Goal of the exercise:
Locate the word "matplotlib" in the data below, then copy every line that holds it.

Provided data:
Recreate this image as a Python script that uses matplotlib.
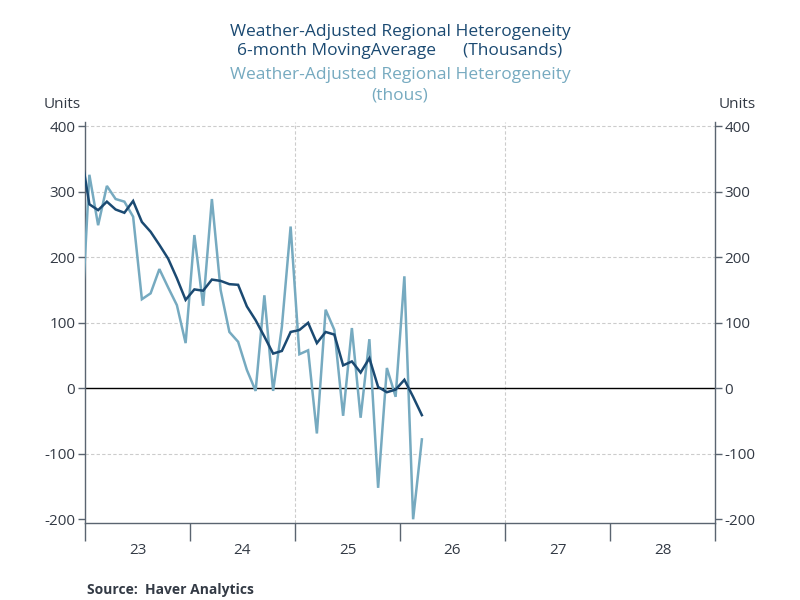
import matplotlib
matplotlib.use("Agg")
import matplotlib.pyplot as plt
import numpy as np

# Monthly data, Dec 2022 .. Mar 2026
months = ["2022-12",
          "2023-01","2023-02","2023-03","2023-04","2023-05","2023-06",
          "2023-07","2023-08","2023-09","2023-10","2023-11","2023-12",
          "2024-01","2024-02","2024-03","2024-04","2024-05","2024-06",
          "2024-07","2024-08","2024-09","2024-10","2024-11","2024-12",
          "2025-01","2025-02","2025-03","2025-04","2025-05","2025-06",
          "2025-07","2025-08","2025-09","2025-10","2025-11","2025-12",
          "2026-01","2026-02","2026-03"]

moving_avg = [363,
              281, 272, 285, 273, 268, 286, 254, 239, 219, 198, 168, 135,
              151, 149, 166, 164, 159, 158, 125, 104, 79, 53, 57, 86,
              89, 100, 69, 86, 82, 35, 41, 24, 46, 2, -6, -2,
              13, -13, -41]

monthly = [74,
           326, 249, 309, 289, 285, 262, 136, 145, 182, 154, 127, 69,
           234, 126, 289, 150, 86, 71, 28, -4, 142, -4, 94, 247,
           52, 58, -69, 120, 89, -42, 92, -45, 75, -152, 31, -13,
           171, -200, -78]

year_labels = ["23", "24", "25", "26", "27", "28"]
start_year = 2023

def month_pos(s):
    y, m = s.split("-")
    return (int(y) - start_year) * 12 + (int(m) - 1) + 0.5

x = np.array([month_pos(m) for m in months])

dark = "#1b4a72"
light = "#76aac0"
txt = "#333a45"
spine_c = "#5a6470"

plt.rcParams['font.family'] = ['Open Sans', 'DejaVu Sans']

fig = plt.figure(figsize=(8, 6), dpi=100)
ax = fig.add_axes([0.10625, 0.128, 0.7875, 0.668])

ax.plot(x, monthly, color=light, lw=1.8, zorder=3, solid_joinstyle='miter')
ax.plot(x, moving_avg, color=dark, lw=1.8, zorder=4, solid_joinstyle='miter')

ax.set_xlim(0, 72)
ax.set_ylim(-206, 406)

ax.axhline(0, color="black", lw=1.0, zorder=2)

yt = [-200, -100, 0, 100, 200, 300, 400]
ax.set_yticks(yt)
ax.set_yticklabels([str(v) for v in yt])
for v in yt:
    if v not in (0, -200):
        ax.axhline(v, color="#cccccc", lw=0.8, ls=(0, (3, 2)), zorder=1)
for xv in [24, 48]:
    ax.axvline(xv, color="#cccccc", lw=0.8, ls=(0, (3, 2)), zorder=1)

ax.set_xticks(np.arange(0, 73, 12))
ax.set_xticklabels([])
ax.set_xticks(np.arange(6, 72, 12), minor=True)
ax.set_xticklabels(year_labels, minor=True)
ax.tick_params(axis='x', which='major', direction='out', length=13, width=1, color=spine_c)
ax.tick_params(axis='x', which='minor', length=0, labelsize=11, labelcolor=txt, pad=14)
ax.tick_params(axis='y', which='both', direction='out', length=5, width=1, color=spine_c,
               labelsize=11, labelcolor=txt, left=True, right=True, labelleft=True, labelright=True, pad=2)

for s in ['left', 'right', 'bottom']:
    ax.spines[s].set_color(spine_c)
    ax.spines[s].set_linewidth(1.0)
ax.spines['top'].set_visible(False)

fig.text(62/800, 1-105/600, "Units", ha='center', va='center', fontsize=11, color=txt)
fig.text(737/800, 1-105/600, "Units", ha='center', va='center', fontsize=11, color=txt)

fig.text(0.5, 1-32/600, "Weather-Adjusted Regional Heterogeneity", ha='center', va='center',
         fontsize=12.5, color=dark)
fig.text(0.5, 1-51/600, "6-month MovingAverage      (Thousands)", ha='center', va='center',
         fontsize=12.5, color=dark)
fig.text(0.5, 1-75/600, "Weather-Adjusted Regional Heterogeneity", ha='center', va='center',
         fontsize=12.5, color=light)
fig.text(0.5, 1-96/600, "(thous)", ha='center', va='center',
         fontsize=12.5, color=light)

fig.text(87/800, 1-590/600, "Source:  Haver Analytics", ha='left', va='center',
         fontsize=10, fontweight='bold', color=txt)

fig.savefig("out.png", dpi=100)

Reply:
Recreate this image as a Python script that uses matplotlib.
import matplotlib
matplotlib.use("Agg")
import matplotlib.pyplot as plt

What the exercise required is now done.